Carriers are still facing a tight squeeze on their cash, with over 50 percent saying their receivables are up
, according to Transport Capital Partners' fourth quarter Business Expectation Survey.

"The numbers are about the same as our survey six months ago, with the greatest pressure on large carriers (with over $25 million in revenues)," said Richard Mikes, a managing partner of TCP. "Almost 60 percent reported this trend."

TCP also reported less use of brokers, with 59 percent of larger carriers using less broker freight, while 49 percent of small carriers are doing so. According to Mikes, smaller carriers, which have fewer options, end up relying more on brokers.

"The number of carriers using brokers has dropped dramatically from two quarters ago, with only 40 percent saying they are using more broker freight, compared to 65 percent in February," said Lana Batts, a managing partner at TCP.

"The cash pressure is reflected in only 80.2 percent of carriers, who report they are current on equipment payments, and an additional 11 percent that have had lenders modify payments," Batts said. "Six months earlier 90 percent were current and 4 percent were current after modifications."

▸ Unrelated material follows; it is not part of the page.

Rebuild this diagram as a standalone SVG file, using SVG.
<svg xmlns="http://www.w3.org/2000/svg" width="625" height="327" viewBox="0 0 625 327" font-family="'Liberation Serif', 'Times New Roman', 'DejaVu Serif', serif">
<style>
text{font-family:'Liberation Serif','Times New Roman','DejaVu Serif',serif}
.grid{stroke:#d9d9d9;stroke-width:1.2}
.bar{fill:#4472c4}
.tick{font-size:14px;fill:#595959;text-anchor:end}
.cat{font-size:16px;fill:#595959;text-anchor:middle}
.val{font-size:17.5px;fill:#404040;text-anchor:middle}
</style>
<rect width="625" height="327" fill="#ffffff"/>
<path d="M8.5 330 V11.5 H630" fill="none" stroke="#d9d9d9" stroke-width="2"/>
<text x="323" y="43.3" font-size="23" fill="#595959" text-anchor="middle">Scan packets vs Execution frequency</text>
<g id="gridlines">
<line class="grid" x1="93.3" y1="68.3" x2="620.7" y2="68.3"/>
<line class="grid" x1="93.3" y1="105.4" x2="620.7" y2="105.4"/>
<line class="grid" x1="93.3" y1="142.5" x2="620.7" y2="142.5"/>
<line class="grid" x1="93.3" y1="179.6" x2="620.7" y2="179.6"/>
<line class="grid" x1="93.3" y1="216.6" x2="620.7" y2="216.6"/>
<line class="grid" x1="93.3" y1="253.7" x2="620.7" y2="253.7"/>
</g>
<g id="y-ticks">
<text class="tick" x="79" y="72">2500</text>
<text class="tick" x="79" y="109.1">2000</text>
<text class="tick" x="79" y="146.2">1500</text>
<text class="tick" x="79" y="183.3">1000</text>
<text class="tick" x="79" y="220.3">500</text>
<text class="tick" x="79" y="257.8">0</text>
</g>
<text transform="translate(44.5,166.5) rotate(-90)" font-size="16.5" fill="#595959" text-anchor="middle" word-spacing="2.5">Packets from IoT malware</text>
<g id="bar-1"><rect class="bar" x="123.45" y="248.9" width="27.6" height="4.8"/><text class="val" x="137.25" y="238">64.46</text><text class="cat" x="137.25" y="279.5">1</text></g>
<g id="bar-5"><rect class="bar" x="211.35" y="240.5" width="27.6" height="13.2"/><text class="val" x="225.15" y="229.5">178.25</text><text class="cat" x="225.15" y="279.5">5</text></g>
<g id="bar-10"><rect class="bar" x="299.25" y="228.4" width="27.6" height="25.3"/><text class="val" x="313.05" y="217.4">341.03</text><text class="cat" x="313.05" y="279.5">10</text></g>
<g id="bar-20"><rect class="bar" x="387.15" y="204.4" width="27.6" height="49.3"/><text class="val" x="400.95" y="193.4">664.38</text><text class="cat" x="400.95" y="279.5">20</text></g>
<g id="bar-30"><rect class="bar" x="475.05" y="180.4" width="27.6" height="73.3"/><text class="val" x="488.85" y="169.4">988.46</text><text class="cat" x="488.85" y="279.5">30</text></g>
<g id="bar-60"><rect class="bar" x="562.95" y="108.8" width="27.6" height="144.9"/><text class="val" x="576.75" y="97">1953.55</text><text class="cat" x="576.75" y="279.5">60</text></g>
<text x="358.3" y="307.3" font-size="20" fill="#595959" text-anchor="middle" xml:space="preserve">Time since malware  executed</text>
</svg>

In addition, some carriers said they were making some adjustments in their type of business, but two-thirds are sticking to the same in type of haul, type of equipment and commodity.

The good news is that in comparison to February, about half as many carriers are considering leaving the industry.

"The bottom line is that one in eight carriers have given serious consideration to leaving the industry if tonnage does not increase in the next six months, with 1 in 4.5 carriers under $25 million in revenue considering it," Mikes said.